Monday, July 11, 2005

7/11 at 7-Eleven

MeFi tells me that 7-Eleven is giving away free Slurpees in honor of the day that could be its namesake, 7-11, which happens to be today. However, Small Southern City does not have any 7-Eleven stores, which isn't really a big deal except when it's a hot July day and they're offering free high-fructose corn syrup and food coloring frozen drinks. SSC does have a gas/mini-mart establishment named simply "Joy" on a slightly sketchy semi-urban semi-sprawl road, but I've never been there.

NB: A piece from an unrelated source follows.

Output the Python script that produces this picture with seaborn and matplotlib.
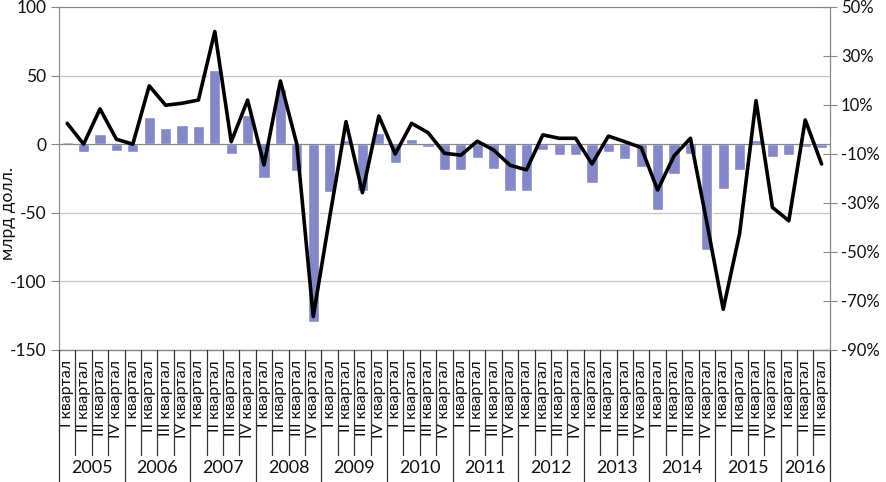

The 7-Eleven figured more prominently into my development as a young adult in West Virginia, but even more important is regional food-and-gas chain Go-Mart. Go-Mart doesn't even have a website, meaning the company doesn't need your freaking internet or that it went bust in the last couple of years. A brief drive into the sparsely populated area outside of You Call This A City?, where I grew up, will get you a gas/snack/self-degratory Appalachian souvenir shop called Pit 'n' Git (Now With 33% More Local Flavor!). I love the name of Pit 'n' Git, for its clarity in describing what one does at the shop, for its use as a guide to the phonetic particulars of the regional accent, and for its pleasant use of the double-contracted "and."

Eat'n Park
, a chain of barely mediocre restaurants that breached the wilderness of WV, is guilty of utter contracted "and" abuse. Few people are able to pass its sign without having their lives marred by the unanswerable question: "Does that mean Eat and Park, or Eating Park?" Neither option satisfies me. What the hell is an eating park? Don't you park, and then eat?

Two years after the You Call This A City? Eat'n Park opened, its doors unceremoniously closed. I like to think it was a result of the boycott of a people protesting the bastardization of quaint store names into the meaningless slogans of a greedy corporate world.

Or maybe it was just that the wait staff there was always too high to pour a glass of ice water.